I see so much character and history in those faces on the left, and given all that I’ve learned about the people pictured, I wish I could meet and talk with them. By all available accounts, this is Arne and Marit Malum, our 3rd great-grandparents, who never left Norway.
When I began my family history quest a few years ago, one of the families about whom I knew the least was the Malum family from Norway. We knew their name, that they were from Norway, where later generations lived in Iowa, generally where they were buried, and that our ancestor had probably spent time in Lillehammer before migrating to America with his family in the 19th century, when our great grandmother, Petra, was still a girl of about 12.

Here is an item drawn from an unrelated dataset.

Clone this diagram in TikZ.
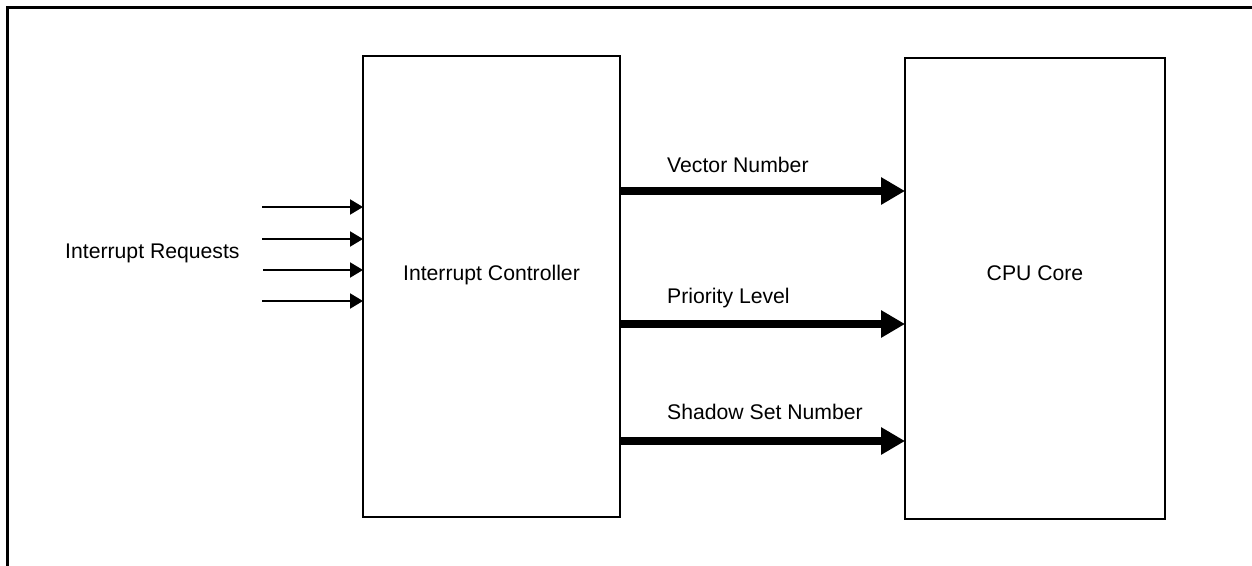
\documentclass[tikz,border=0pt]{standalone}
\usepackage{fontspec}
\setmainfont{Liberation Sans}
\usetikzlibrary{arrows.meta}
\begin{document}
\begin{tikzpicture}[x=1pt,y=-1pt,
  blockbox/.style={draw, line width=2pt, inner sep=0pt, outer sep=0pt, minimum width=#1, minimum height=461pt},
  lbl/.style={inner sep=0pt, font=\fontsize{21.2}{25}\selectfont},
  thinarrow/.style={line width=2pt, -{Triangle[length=13pt, width=15pt]}},
  busarrow/.style={line width=8pt, -{Triangle[length=24pt, width=26pt]}},
  frame/.style={line width=3pt}
]
\useasboundingbox (0,0) rectangle (1252,565);
\draw[frame] (1260,7) -- (7,7) -- (7,575);
\node[blockbox=257pt] (ic) at (491.5,286.5) {};
\node[blockbox=260pt] (cpu) at (1035,288.5) {};
\node[lbl, anchor=base] (ictext) at (491.5,280) {Interrupt Controller};
\node[lbl, anchor=base] (cputext) at (1035,280) {CPU Core};
\node[lbl, anchor=base west] (reqtext) at (65,258) {Interrupt Requests};
\node[lbl, anchor=base west] (vtext) at (667,172) {Vector Number};
\node[lbl, anchor=base west] (ptext) at (667,303) {Priority Level};
\node[lbl, anchor=base west] (stext) at (667,419) {Shadow Set Number};
\coordinate (r1) at (262,207);
\coordinate (r2) at (262,239);
\coordinate (r3) at (263,270);
\coordinate (r4) at (262,301);
\foreach \r in {r1,r2,r3,r4} \draw[thinarrow] (\r) -- (ic.west |- \r);
\coordinate (bv) at (0,191);
\coordinate (bp) at (0,324);
\coordinate (bs) at (0,441);
\foreach \b in {bv,bp,bs} \draw[busarrow] (ic.east |- \b) -- (cpu.west |- \b);
\end{tikzpicture}
\end{document}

That was a good start, but I still had a quest before me. Through various sources, I have since been able to explore the older Malum roots in Øyer, north of Lillehammer, as well as our ancestors’ probable route to Iowa through Quebec and Chicago. I learned that Malum was an adopted farm name (originally Maehlum), changed from the previous name of Solberg. I swiftly added Arne and Marit to the family tree. Until last year, however, I’d always assumed they’d remain blank silhouettes in the tree, no matter how much I tried to picture them and their home in Øyer.

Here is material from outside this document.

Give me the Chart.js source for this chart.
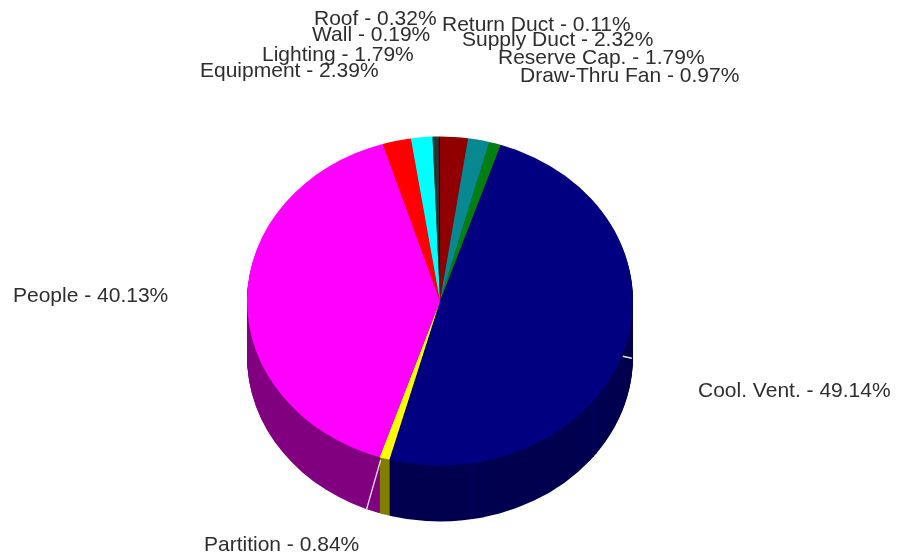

Now I have the images above to consider. At first they confused me. When I saw them, I thought they looked oddly like photographs, but not quite somehow, and anyway, it seemed unlikely that they were photographs, given the era represented. Arne and Marit Malum lived between about 1789 and 1888. I’ve since learned that the images are likely charcoal drawings … of a sort … and I am still exploring more detailed information about them. I was completely fascinated the first time I saw them — fascinated with finally being able to see my ancestors as people, rather than silhouettes, yes, but also with the clothing represented and the medium used to create the images.
From what I’ve learned thus far, charcoal (or “crayon”) images were a fairly common way for people in the early 19th century to produce affordable portraits without having them painted. One explanation is provided on the rootsweb discussion board, although I have no confirmation of that being the means by which the images above were produced.
The more I’ve learned about Arne and Marit — their life in rural Øyer, their Haugean sympathies, their large family — the more questions I’ve had for them. Seeing them in these portraits has done nothing to diminish my curiosity. Now that I am able to picture them a little better, I look forward to the day when I can finally visit the valley area of Norway they called home.
Some of the great sources of help to me in my quest for Malum history were, not just my family, but also Ancestry records and the book Sleeps Not the Valley by Carmen Moe (photographer for the images).
“There was great joy when haugianier friends came to Arne and Marit’s house … In such a company of friends, they had a desire for things belonging to God’s Kingdom…” (Øyer Bygdabok, as translated, quoted by Carmen J. Moe, in Sleeps Not the Valley).